Kirkus Reviews QR Code
THE BRITISH IN EGYPT by Peter Mansfield

THE BRITISH IN EGYPT

By

Pub Date: May 15th, 1972
Publisher: Holt, Rinehart & Winston

The British ruled Egypt in the same way some bankers milk slum properties: Britain supplied the mortgage while the local Ottoman sultans collected receipts by looting the peasant fellah to the marrow. Mansfield misses the central point of his history, dubiously explaining that ""there was little sense of imperial mission behind the original occupation"" and that ""Britain's real interest lay not in Egypt itself but in Egypt as stepping-stone on the road to India."" The evidence of Britain's true motives is too glaring to ignore, however, and to Mansfield's credit he consistently alludes to the mechanisms and processes of loan imperialism, despite his overemphasis on the minutiae of intrigue. The 74-year occupation is described with extensive documentation but there is little explicit grasp of the economic aspects of formulated policies. For example, Gladstone's transformation into a howling jingoist by 1882 is blithely viewed as a matter of parliamentary politics with no attempt to analyze the phenomenon in terms of Britain's dramatic loan investment expansion dating from the mid-70's.
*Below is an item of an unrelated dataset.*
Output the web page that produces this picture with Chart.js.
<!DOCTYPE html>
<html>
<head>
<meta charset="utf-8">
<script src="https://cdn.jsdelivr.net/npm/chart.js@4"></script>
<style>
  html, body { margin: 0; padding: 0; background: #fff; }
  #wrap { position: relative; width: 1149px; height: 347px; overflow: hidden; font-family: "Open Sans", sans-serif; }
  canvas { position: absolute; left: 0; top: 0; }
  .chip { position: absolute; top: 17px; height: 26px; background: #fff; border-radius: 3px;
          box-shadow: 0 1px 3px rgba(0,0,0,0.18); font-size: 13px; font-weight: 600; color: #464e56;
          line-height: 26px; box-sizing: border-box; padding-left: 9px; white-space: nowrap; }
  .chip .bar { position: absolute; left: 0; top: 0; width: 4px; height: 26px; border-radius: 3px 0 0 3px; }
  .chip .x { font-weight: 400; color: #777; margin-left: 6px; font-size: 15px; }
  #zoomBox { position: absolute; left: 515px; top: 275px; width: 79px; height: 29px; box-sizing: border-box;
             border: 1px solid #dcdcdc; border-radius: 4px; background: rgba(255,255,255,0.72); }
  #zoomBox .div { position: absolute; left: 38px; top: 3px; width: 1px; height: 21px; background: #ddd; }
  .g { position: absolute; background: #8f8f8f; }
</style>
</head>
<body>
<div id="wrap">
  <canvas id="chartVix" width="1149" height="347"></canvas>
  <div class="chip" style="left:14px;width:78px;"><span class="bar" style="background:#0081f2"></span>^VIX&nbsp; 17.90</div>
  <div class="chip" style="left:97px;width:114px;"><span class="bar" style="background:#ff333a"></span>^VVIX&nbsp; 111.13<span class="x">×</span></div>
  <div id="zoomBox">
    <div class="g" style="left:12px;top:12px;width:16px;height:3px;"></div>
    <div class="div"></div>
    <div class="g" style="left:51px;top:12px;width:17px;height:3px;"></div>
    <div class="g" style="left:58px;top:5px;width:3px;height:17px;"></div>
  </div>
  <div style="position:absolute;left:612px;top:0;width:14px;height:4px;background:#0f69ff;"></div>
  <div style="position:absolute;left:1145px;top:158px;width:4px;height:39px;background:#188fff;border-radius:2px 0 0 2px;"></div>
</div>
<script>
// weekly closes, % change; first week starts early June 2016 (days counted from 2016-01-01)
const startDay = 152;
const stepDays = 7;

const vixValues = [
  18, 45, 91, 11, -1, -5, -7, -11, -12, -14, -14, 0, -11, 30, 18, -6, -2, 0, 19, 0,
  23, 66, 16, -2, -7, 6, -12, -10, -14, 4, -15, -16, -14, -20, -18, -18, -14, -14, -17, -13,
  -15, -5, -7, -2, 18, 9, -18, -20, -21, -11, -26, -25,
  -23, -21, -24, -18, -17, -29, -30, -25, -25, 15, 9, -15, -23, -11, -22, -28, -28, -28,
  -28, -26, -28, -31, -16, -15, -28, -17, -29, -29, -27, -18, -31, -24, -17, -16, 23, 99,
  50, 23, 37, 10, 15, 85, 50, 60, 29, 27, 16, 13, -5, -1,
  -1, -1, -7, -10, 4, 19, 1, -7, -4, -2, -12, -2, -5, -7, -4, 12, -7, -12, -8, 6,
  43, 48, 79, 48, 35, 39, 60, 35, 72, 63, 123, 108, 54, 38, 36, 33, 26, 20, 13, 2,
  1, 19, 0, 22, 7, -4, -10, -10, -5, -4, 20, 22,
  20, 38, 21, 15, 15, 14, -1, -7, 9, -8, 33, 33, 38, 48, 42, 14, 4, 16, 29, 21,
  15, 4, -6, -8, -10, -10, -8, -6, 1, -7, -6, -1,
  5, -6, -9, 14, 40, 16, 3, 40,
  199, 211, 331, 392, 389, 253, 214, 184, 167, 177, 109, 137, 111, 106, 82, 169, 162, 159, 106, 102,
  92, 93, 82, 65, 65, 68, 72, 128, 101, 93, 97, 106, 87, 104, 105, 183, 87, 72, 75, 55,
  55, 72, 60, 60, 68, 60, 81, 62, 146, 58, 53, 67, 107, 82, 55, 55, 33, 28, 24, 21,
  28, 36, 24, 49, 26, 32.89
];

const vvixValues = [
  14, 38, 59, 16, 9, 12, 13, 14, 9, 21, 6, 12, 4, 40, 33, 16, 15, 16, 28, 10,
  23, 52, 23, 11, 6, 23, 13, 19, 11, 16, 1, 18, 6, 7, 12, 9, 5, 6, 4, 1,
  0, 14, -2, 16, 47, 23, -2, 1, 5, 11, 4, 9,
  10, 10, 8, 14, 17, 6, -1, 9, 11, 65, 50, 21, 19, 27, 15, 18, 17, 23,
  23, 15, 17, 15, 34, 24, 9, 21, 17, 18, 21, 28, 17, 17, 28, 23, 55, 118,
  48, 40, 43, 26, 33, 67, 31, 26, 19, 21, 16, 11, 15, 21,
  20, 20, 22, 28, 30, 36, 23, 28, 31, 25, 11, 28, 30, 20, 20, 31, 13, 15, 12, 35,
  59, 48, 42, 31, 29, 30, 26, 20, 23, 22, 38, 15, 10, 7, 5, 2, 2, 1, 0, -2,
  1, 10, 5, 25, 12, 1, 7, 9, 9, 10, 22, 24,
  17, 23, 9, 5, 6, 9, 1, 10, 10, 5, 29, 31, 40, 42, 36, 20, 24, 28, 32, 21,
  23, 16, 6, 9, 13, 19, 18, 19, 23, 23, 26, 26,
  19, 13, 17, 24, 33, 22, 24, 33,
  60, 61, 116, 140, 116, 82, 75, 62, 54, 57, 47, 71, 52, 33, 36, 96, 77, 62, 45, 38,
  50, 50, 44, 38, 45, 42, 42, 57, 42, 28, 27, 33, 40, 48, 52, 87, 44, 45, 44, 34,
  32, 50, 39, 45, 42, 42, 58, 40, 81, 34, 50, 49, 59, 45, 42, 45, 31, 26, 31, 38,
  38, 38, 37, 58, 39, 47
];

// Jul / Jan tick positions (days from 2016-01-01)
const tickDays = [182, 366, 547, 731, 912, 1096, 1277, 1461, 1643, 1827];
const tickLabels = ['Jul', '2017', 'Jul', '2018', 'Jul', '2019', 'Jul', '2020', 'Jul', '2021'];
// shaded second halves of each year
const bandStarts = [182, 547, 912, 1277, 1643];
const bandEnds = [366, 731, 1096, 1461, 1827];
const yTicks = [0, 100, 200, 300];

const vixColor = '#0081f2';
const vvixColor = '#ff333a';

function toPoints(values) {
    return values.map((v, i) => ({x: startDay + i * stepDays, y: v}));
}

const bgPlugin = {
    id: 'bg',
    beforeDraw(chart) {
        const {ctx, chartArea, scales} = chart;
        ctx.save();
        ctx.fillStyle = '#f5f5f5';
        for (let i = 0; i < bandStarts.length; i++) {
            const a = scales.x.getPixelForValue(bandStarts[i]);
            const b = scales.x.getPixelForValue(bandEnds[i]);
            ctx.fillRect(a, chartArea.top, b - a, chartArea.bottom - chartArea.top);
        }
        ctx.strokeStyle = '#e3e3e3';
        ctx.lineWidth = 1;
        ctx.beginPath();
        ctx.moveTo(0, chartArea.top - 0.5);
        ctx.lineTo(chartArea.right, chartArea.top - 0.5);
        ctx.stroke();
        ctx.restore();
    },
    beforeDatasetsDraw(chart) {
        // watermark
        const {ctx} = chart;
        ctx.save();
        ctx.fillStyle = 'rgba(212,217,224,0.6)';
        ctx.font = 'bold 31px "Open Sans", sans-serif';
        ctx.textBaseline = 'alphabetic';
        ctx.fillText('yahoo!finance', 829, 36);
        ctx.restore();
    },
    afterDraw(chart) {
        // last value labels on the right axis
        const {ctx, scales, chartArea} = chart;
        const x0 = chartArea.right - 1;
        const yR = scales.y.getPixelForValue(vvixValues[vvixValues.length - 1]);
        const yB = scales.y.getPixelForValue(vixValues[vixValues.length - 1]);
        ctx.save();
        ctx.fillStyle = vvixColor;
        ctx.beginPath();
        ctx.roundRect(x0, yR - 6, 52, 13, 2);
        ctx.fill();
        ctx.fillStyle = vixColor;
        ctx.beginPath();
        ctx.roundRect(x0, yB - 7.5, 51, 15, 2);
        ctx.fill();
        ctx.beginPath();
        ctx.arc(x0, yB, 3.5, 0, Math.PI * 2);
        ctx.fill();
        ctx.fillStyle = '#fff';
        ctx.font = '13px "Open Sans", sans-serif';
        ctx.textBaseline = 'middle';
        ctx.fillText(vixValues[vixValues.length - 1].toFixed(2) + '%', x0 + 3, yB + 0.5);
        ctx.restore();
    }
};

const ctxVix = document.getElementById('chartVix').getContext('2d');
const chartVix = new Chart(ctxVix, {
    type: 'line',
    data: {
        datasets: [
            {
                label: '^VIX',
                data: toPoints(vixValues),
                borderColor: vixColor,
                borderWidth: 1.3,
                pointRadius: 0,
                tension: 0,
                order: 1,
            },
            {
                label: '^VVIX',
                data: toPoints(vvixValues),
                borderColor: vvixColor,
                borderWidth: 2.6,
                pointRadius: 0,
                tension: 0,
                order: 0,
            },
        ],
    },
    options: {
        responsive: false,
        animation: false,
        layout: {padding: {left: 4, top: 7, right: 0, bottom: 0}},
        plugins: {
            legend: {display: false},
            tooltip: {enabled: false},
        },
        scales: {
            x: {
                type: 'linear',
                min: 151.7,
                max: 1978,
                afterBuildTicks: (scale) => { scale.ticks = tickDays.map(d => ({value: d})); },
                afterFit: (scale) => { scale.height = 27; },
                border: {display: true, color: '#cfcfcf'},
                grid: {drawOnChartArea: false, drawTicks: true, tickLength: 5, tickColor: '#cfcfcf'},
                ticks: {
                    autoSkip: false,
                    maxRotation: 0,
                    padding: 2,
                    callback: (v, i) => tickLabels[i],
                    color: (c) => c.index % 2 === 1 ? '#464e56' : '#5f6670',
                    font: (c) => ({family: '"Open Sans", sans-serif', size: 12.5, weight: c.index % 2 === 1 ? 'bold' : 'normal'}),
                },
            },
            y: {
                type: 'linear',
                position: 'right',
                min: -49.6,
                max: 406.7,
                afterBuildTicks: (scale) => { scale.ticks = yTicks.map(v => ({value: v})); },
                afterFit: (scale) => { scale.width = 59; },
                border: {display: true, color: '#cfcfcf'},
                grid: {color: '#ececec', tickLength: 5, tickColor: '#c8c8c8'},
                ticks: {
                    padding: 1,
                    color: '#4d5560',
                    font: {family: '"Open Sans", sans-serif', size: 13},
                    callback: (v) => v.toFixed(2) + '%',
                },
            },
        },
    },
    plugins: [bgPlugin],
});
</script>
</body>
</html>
At times Mansfield's naivete becomes comical: long descriptions of intricate tax-collecting skullduggery are followed by statements to the effect that ""little was understood of development economics"" or that British administrators ""were. . . much concerned with the welfare of the fellahin."" Never hedging his biases, Mansfield has provided a felicitous account of Anglo. Egyptian history up to 1956 -- for readers capable of reading between the lines.